Vers un panafricanisme de coalition
Cette visite s’inscrit donc dans une double dynamique : reconnaître la dette politique de toute une génération envers ceux qui ont ouvert la voie de la rupture, mais aussi miser sur l’expérience pour ne pas reproduire certaines impasses. Car si le Président Gbagbo a dû faire face à de violentes épreuves, tant militaires que médiatiques, c’est aussi parce que les conditions n’étaient pas encore réunies pour bâtir, à l’échelle du continent, une alliance suffisamment structurée et solidaire pour soutenir son combat. Ousmane Sonko semble l’avoir compris : d’où son ambition d’un panafricanisme institutionnalisé, solidaire et stratégique. Sa démarche n’est pas seulement sénégalaise, elle est ouest-africaine. Elle fait écho au projet de « Front populaire ouest-africain » théorisé par Pierre Sané — ancien Secrétaire général d’Amnesty International — dans une lettre adressée à Laurent Gbagbo, où il proposait de fédérer les forces progressistes de la CEDEAO autour d’une plateforme anti-impérialiste et démocratique.

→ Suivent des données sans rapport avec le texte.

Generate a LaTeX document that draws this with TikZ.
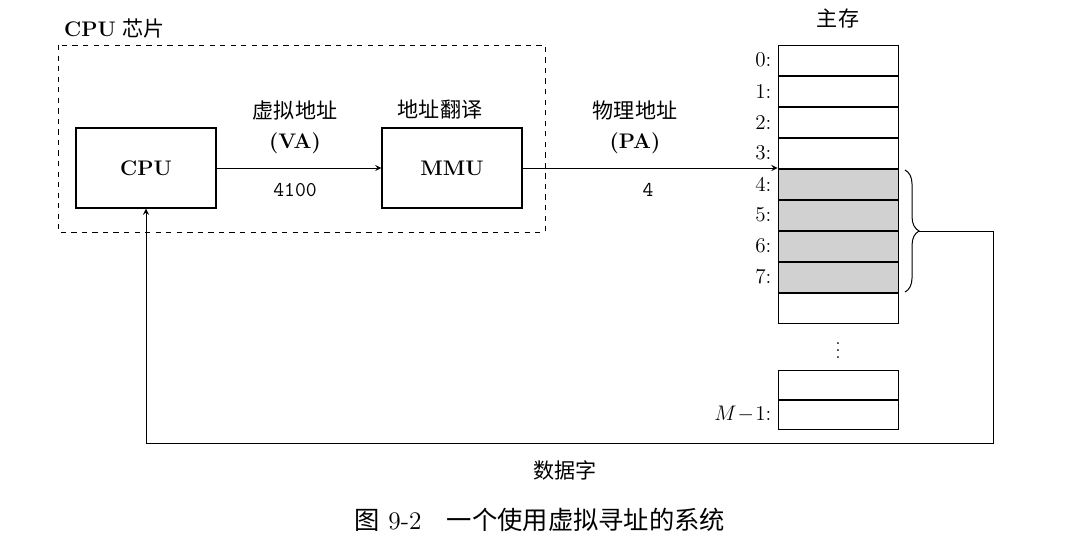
\documentclass[tikz,border=0pt]{standalone}
\usepackage{fontspec}
\newfontfamily\cjk{Noto Sans CJK SC}
\usetikzlibrary{positioning,decorations.pathreplacing}

\tikzset{
  box/.style={draw,line width=0.25mm,minimum width=2.8cm,minimum height=1.6cm,font=\large\bfseries},
  cell/.style={draw,line width=0.2mm,minimum width=2.4cm,minimum height=0.6cm,inner sep=0pt},
  lbl/.style={font=\large},
  conn/.style={-stealth,line width=0.2mm}
}

\begin{document}
\begin{tikzpicture}[x=0.02cm,y=-0.02cm]
\useasboundingbox (0,0) rectangle (1081,559);
% chip
\node[lbl,anchor=west] (chip) at (58,28) {\textbf{CPU} {\cjk 芯片}};
\draw[dashed,line width=0.2mm] (58,45) rectangle (545,232);
\node[box] (cpu) at (146,168) {CPU};
\node[box] (mmu) at (452,168) {MMU};
\node[lbl] (va1) at (295,110) {\cjk 虚拟地址};
\node[lbl] (va2) at (295,143) {\textbf{(VA)}};
\node[lbl,font=\large\ttfamily] (va3) at (295,190) {4100};
\node[lbl] (tr) at (440,110) {\cjk 地址翻译};
\node[lbl] (pa1) at (635,110) {\cjk 物理地址};
\node[lbl] (pa2) at (635,143) {\textbf{(PA)}};
\node[lbl,font=\large\ttfamily] (pa3) at (648,190) {4};
% memory
\node[lbl] (mem) at (838,18) {\cjk 主存};
\foreach \i in {0,...,8}{
  \ifnum\i>3 \ifnum\i<8 \def\fc{black!18}\else\def\fc{white}\fi \else\def\fc{white}\fi
  \node[cell,fill=\fc] (c\i) at (838,60+31*\i) {};
  \ifnum\i<8 \node[lbl,anchor=east] at (c\i.west) {\i:};\fi
}
\node[inner sep=0pt] (dots) at (838,345) {$\vdots$};
\node[cell] (c9) at (838,385) {};
\node[cell] (c10) at (838,414) {};
\node[lbl,anchor=east] at (c10.west) {$M\!-\!1$:};
% connectors
\draw[conn] (cpu) -- (mmu);
\draw[conn] (mmu.east) -- (mmu.east -| c4.west);
\draw[decorate,decoration={brace,amplitude=8pt},line width=0.2mm] (905,170) -- coordinate[xshift=8pt] (tip) (905,292);
\coordinate (r) at (993,443);
\draw[conn] (tip) -- (tip -| r) -- (r) -- (r -| cpu) -- (cpu.south);
\node[lbl] (word) at (565,470) {\cjk 数据字};
\node[font=\Large] (cap) at (540,520) {{\cjk 图} 9-2\quad{\cjk 一个使用虚拟寻址的系统}};
\end{tikzpicture}
\end{document}
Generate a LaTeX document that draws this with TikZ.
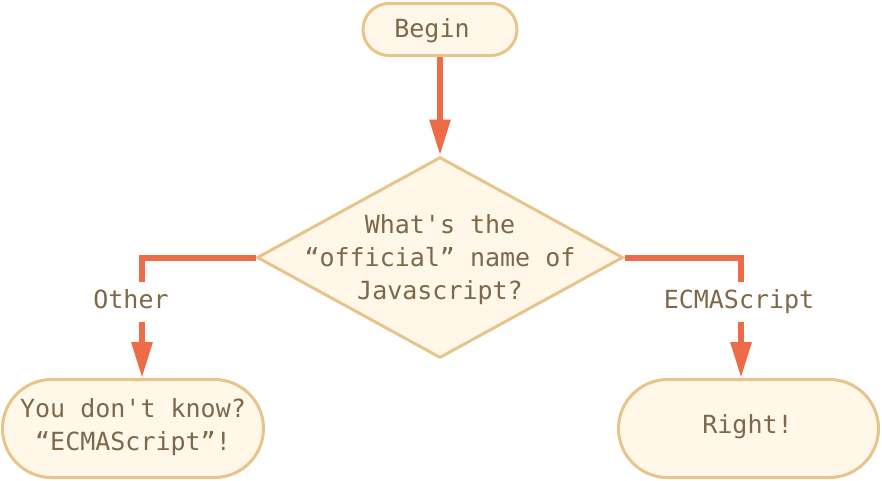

La rencontre entre le Premier ministre Ousmane Sonko et le Président Laurent Gbagbo n’est pas un simple geste de courtoisie politique. C’est une mise en scène consciente de la continuité des luttes, un acte diplomatique doublé d’un message clair : il existe une autre Afrique, une Afrique debout, mémoire vive des combats passés et force d’invention pour les luttes présentes. En rendant visite au Président Gbagbo, le Premier ministre Sonko honore tous ceux que l’histoire officielle a voulu effacer, et il réaffirme que la souveraineté n’est pas un mot creux, mais une exigence quotidienne, un horizon de dignité.